Elon Musk and Vivek Ramaswamy will visit Capitol Hill on Thursday to meet with Republican lawmakers to discuss their proposals to streamline the federal government. House Speaker Mike Johnson (R-La.) announced the meeting will be about “major reform ideas to achieve regulatory recessions, administrative reductions, and cost savings,” in a post on X.
Trump allies have argued the president should be able to withhold payments of funds appropriated by Congress, despite limitations set under the 1974 Budget and Impoundment Control Act, which requires the executive branch to spend all funds enacted by Congress. Musk and Ramaswamy, the leaders of the non-governmental “Department of Government Efficiency,” wrote that the law is unconstitutional and predicted in a Wall Street Journal op-ed the 6-3 conservative majority on the Supreme Court would agree with them.

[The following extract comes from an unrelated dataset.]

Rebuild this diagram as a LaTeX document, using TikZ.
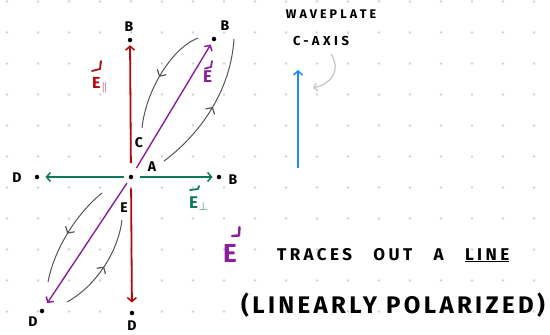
\documentclass[tikz,border=0pt]{standalone}
\usepackage{fontspec}
\setmainfont{Fira Sans}
\usetikzlibrary{arrows.meta,decorations.markings}
\definecolor{ered}{HTML}{B00A0A}
\definecolor{egreen}{HTML}{0E7A5A}
\definecolor{epurple}{HTML}{8A1E9E}
\definecolor{eblue}{HTML}{1E88FF}
\definecolor{arcgray}{HTML}{555555}
\definecolor{lightarc}{HTML}{C4C4C4}
\definecolor{dotgray}{HTML}{D2D2D2}
\tikzset{
  pt/.style={circle,fill=black,inner sep=0pt,minimum size=4.5pt},
  lbl/.style={font=\bfseries\fontsize{14}{14}\selectfont,inner sep=0pt},
  tip/.style={-{Straight Barb[length=4pt,width=9pt,line width=1.5pt]}},
  redarr/.style={ered,line width=1.8pt,tip},
  greenarr/.style={egreen,line width=1.4pt,tip},
  purplearr/.style={epurple,line width=1.4pt,tip},
  bluearr/.style={eblue,line width=1.8pt,tip},
  arc/.style={arcgray,line width=1pt,postaction={decorate},
    decoration={markings,mark=at position 0.5 with {\draw[arcgray,line width=1.2pt,line cap=round,line join=round] (-4.5pt,5pt) -- (0pt,0pt) -- (-4.5pt,-5pt);}}},
  vecl/.style={inner sep=0pt,anchor=base west},
  vmark/.style={line width=1.8pt,line cap=round,line join=round},
}
\begin{document}
\begin{tikzpicture}[x=1pt,y=-1pt]
\useasboundingbox (0,0) rectangle (550,335);
\fill[white] (0,0) rectangle (550,335);
\foreach \i in {0,...,17}{\foreach \j in {0,...,10}{\fill[dotgray] ({7+31*\i},{1.5+31*\j}) circle (1.3);}}
% points
\node[pt] (A) at (131,177) {};
\node[pt] (Bv) at (130,40) {};
\node[pt] (Bd) at (214,39) {};
\node[pt] (Bh) at (219,177) {};
\node[pt] (Dh) at (37,177) {};
\node[pt] (Dd) at (42,311) {};
\node[pt] (Dv) at (132,313) {};
% point labels
\node[lbl] (lBv) at (129,27) {B};
\node[lbl] (lBd) at (225,26) {B};
\node[lbl] (lBh) at (233,180) {B};
\node[lbl] (lDh) at (17,178) {D};
\node[lbl] (lDd) at (33,322) {D};
\node[lbl] (lDv) at (132,326) {D};
\node[lbl] (lA) at (152,167) {A};
\node[lbl] (lC) at (139,143) {C};
\node[lbl] (lE) at (124,208) {E};
% field arrows
\draw[redarr,shorten <=11.75pt,shorten >=2.75pt] (A) -- (Bv);
\draw[redarr,shorten <=9pt,shorten >=8pt] (A) -- (Dv);
\draw[greenarr,shorten <=5pt,shorten >=6pt] (A) -- (Dh);
\draw[greenarr,shorten <=7pt,shorten >=4pt] (A) -- (Bh);
\draw[purplearr,shorten <=8pt,shorten >=4pt] (A) -- (Bd);
\draw[purplearr,shorten <=5pt,shorten >=7pt] (A) -- (Dd);
% vector labels
\node[vecl,text=ered,font=\bfseries\fontsize{16}{16}\selectfont] (Epar) at (92,88) {E\kern1pt$_{\parallel}$};
\draw[vmark,ered] (92,71) -- (100,69) -- (101,61);
\node[vecl,text=epurple,font=\bfseries\fontsize{17}{17}\selectfont] (Evec) at (203,82) {E};
\draw[vmark,epurple] (205,68.5) -- (211,67) -- (212,61);
\node[vecl,text=egreen,font=\bfseries\fontsize{17}{17}\selectfont] (Eperp) at (189,208) {E\kern0.5pt$_{\perp}$};
\draw[vmark,egreen] (190,190) -- (198,189) -- (199,186);
% trace arcs
\coordinate (u1) at (198,38); \coordinate (u2) at (142,128);
\draw[arc] (u1) .. controls (172,48) and (146,90) .. (u2);
\coordinate (u3) at (164,161); \coordinate (u4) at (234,39);
\draw[arc] (u3) .. controls (190,142) and (230,100) .. (u4);
\coordinate (l1) at (102,193); \coordinate (l2) at (48,282);
\draw[arc] (l1) .. controls (76,214) and (54,250) .. (l2);
\coordinate (l3) at (67,302); \coordinate (l4) at (122,220);
\draw[arc] (l3) .. controls (96,286) and (118,252) .. (l4);
% waveplate axis
\coordinate (ax1) at (298,168); \coordinate (ax2) at (298,70);
\draw[bluearr] (ax1) -- (ax2);
\node[font=\bfseries\fontsize{12.5}{13}\selectfont\addfontfeature{LetterSpace=25},inner sep=0pt] (wp) at (331,14) {WAVEPLATE};
\node[font=\bfseries\fontsize{13}{13}\selectfont\addfontfeature{LetterSpace=27},inner sep=0pt] (ca) at (321,41) {C-AXIS};
\coordinate (g1) at (331,54); \coordinate (g2) at (313,88);
\draw[lightarc,line width=1.2pt,-{Straight Barb[length=3.5pt,width=8pt,line width=1.2pt]}] (g1) .. controls (342,72) and (330,84) .. (g2);
% caption
\node[vecl,text=epurple,font=\bfseries\fontsize{26}{26}\selectfont] (bigE) at (223,262) {E};
\draw[vmark,epurple,line width=2.4pt] (232,236) -- (239,235.5) -- (239.5,227);
\node[anchor=west,font=\bfseries\fontsize{17}{18}\selectfont\addfontfeature{LetterSpace=20},inner sep=0pt] (tr) at (277,255) {TRACES\hspace{14pt} OUT\hspace{14pt} A\hspace{14pt} \underline{LINE}};
\node[anchor=west,font=\bfseries\fontsize{24}{25}\selectfont\addfontfeature{LetterSpace=14},inner sep=0pt] (lp) at (241,305) {(LINEARLY POLARIZED)};
\end{tikzpicture}
\end{document}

Trump will test Republicans’ commitment to their own control over federal funds. House Appropriations Chairman Tom Cole (R-Okla.) isn’t gearing up for a fight with the president-elect over the Impoundment Control Act, though appropriators likely have a different view on Congress’s role in spending.
- “My job is to work with the president, not against the president,” Cole told reporters, saying he’s not familiar with Musk’s and Ramaswamy’s arguments on the law.
Some aspects of the argument aren’t going to go Trump’s way, though, Cole said.
- “The Constitution’s the Constitution — you can’t take away congressional oversight,” he told reporters.
Trump’s pick for budget director has been an enthusiastic critic of the Impoundment Control Act. Russell Vought warned on X earlier this year that passing Ukraine funding would serve as a trap for Trump, saying he’d risk violating “the unconstitutional & nonsensical Impoundment Control Act.”
In a February 2021 interview with Bloomberg Government about Trump’s fiscal philosophy, Vought said his think tank would advocate for greater freedom for the president to impound funds.
- “The executive branch often does not have the tools right now to be able to control waste and abuse because of the Impoundment Control Act,” Vought said.
Vought’s think tank, the Center for Renewing America, published a document on Nov. 21 saying congressional appropriations are a ceiling for spending — not an outright directive.
- Enacted appropriations laws “effectively set the spending ceiling for the federal government,” the document says. “Impoundment is merely the President’s power to decline to spend the full amount of what Congress appropriated.”